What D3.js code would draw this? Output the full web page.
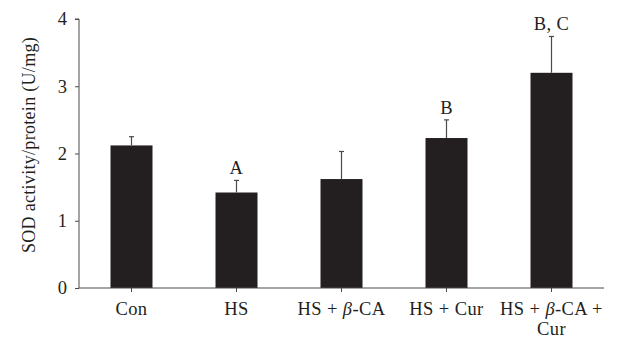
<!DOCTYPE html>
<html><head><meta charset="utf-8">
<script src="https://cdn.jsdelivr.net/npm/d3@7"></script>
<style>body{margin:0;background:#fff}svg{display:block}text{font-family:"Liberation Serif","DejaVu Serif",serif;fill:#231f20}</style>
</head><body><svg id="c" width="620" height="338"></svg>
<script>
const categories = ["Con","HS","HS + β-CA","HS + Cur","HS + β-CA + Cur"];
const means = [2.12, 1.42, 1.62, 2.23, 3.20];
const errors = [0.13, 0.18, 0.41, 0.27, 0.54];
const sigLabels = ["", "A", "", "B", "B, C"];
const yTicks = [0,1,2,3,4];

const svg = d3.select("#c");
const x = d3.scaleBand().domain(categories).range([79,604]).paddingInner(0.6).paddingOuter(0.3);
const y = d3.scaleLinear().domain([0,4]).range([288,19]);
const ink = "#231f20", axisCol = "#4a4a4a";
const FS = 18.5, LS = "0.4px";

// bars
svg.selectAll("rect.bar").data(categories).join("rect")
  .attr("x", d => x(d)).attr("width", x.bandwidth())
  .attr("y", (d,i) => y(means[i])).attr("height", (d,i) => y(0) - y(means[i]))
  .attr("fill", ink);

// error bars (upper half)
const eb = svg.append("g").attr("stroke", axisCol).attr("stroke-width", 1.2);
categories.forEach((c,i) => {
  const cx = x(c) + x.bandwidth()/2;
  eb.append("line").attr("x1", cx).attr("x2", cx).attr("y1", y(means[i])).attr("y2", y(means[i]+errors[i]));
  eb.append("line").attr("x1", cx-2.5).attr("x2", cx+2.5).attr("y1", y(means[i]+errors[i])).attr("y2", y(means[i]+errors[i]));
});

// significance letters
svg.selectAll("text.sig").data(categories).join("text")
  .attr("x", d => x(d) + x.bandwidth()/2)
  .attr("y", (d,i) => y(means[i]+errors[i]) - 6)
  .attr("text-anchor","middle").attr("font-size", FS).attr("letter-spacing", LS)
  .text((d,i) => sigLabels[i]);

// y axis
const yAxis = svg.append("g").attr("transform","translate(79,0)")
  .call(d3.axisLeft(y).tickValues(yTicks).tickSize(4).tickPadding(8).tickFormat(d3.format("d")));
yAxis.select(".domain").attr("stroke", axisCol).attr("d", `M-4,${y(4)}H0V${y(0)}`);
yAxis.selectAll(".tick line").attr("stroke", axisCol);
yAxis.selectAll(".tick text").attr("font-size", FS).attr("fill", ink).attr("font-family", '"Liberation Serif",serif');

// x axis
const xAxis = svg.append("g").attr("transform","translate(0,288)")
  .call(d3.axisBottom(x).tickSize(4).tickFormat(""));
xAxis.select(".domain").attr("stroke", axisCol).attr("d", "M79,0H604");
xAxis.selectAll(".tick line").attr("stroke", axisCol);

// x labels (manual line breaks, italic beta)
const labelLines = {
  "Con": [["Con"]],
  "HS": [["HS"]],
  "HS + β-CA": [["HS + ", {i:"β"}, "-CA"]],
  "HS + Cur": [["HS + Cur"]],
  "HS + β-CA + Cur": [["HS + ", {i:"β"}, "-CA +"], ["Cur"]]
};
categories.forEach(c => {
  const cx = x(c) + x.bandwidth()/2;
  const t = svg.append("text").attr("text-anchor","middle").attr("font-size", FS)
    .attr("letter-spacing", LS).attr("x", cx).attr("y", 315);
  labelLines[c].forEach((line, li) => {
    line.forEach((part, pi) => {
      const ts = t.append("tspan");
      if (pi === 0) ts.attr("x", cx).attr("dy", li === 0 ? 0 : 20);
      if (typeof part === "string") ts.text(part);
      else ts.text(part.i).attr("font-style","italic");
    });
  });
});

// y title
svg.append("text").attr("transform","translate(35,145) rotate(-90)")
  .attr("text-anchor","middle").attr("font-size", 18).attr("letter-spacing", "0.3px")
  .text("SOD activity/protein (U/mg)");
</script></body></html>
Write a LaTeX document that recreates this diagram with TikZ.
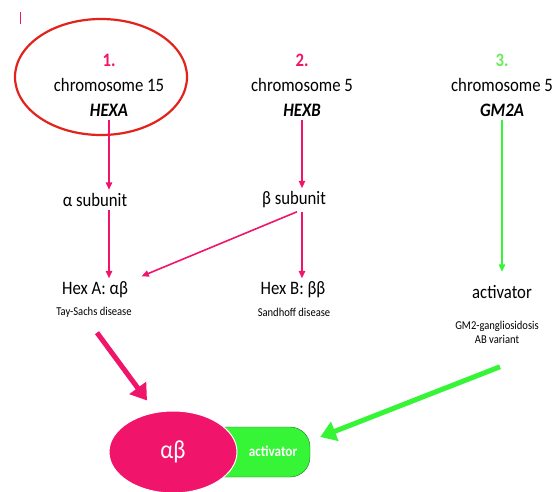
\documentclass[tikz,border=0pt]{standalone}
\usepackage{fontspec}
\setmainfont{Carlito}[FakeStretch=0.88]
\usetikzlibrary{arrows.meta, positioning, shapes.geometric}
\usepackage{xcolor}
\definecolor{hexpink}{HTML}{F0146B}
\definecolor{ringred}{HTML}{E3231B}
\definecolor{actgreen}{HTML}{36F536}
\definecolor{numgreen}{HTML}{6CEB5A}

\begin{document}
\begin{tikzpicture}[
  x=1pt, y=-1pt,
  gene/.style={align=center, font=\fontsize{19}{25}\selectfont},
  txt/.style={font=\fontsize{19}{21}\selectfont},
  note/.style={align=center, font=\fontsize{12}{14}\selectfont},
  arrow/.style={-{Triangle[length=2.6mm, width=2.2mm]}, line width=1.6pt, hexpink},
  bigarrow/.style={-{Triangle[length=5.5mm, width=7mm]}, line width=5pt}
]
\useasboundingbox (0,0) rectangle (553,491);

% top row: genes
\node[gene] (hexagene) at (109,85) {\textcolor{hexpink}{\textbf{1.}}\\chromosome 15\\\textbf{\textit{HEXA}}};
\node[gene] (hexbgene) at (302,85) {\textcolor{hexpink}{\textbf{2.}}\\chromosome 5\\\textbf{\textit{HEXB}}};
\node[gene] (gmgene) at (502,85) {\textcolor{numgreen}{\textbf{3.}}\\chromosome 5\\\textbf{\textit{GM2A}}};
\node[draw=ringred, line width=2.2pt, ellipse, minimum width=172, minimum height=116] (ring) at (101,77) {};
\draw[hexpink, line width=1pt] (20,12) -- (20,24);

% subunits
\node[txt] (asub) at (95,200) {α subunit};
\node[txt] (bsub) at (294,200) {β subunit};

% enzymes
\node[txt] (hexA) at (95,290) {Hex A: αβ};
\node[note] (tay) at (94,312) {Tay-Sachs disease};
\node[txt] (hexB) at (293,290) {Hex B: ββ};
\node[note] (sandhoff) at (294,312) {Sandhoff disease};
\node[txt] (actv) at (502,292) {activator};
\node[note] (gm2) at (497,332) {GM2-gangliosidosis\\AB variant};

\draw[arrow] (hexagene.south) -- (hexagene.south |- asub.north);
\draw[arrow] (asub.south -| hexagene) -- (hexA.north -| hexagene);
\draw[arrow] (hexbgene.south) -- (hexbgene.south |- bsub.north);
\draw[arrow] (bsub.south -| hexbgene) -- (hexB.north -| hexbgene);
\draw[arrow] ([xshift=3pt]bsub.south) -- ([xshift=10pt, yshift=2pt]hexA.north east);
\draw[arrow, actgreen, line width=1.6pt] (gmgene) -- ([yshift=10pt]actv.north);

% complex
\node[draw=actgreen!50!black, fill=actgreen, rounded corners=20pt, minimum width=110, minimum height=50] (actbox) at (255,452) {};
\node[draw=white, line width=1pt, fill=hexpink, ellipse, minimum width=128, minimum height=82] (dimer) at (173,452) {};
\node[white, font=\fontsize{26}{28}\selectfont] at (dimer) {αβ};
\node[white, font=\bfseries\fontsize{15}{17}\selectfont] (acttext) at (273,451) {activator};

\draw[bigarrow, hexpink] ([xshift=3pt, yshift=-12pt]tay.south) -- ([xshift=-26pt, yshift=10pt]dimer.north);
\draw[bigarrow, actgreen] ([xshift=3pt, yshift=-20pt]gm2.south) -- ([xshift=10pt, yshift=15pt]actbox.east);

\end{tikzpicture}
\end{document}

GOAL —
Take the lines from the first line of the entries through the line with "const yTicks = [0,1,2,3,4];", inclusive, and give them again exactly, minus any pictures.

RESPONSE FOR THIS EXERCISE —
What D3.js code would draw this? Output the full web page.
<!DOCTYPE html>
<html><head><meta charset="utf-8">
<script src="https://cdn.jsdelivr.net/npm/d3@7"></script>
<style>body{margin:0;background:#fff}svg{display:block}text{font-family:"Liberation Serif","DejaVu Serif",serif;fill:#231f20}</style>
</head><body><svg id="c" width="620" height="338"></svg>
<script>
const categories = ["Con","HS","HS + β-CA","HS + Cur","HS + β-CA + Cur"];
const means = [2.12, 1.42, 1.62, 2.23, 3.20];
const errors = [0.13, 0.18, 0.41, 0.27, 0.54];
const sigLabels = ["", "A", "", "B", "B, C"];
const yTicks = [0,1,2,3,4];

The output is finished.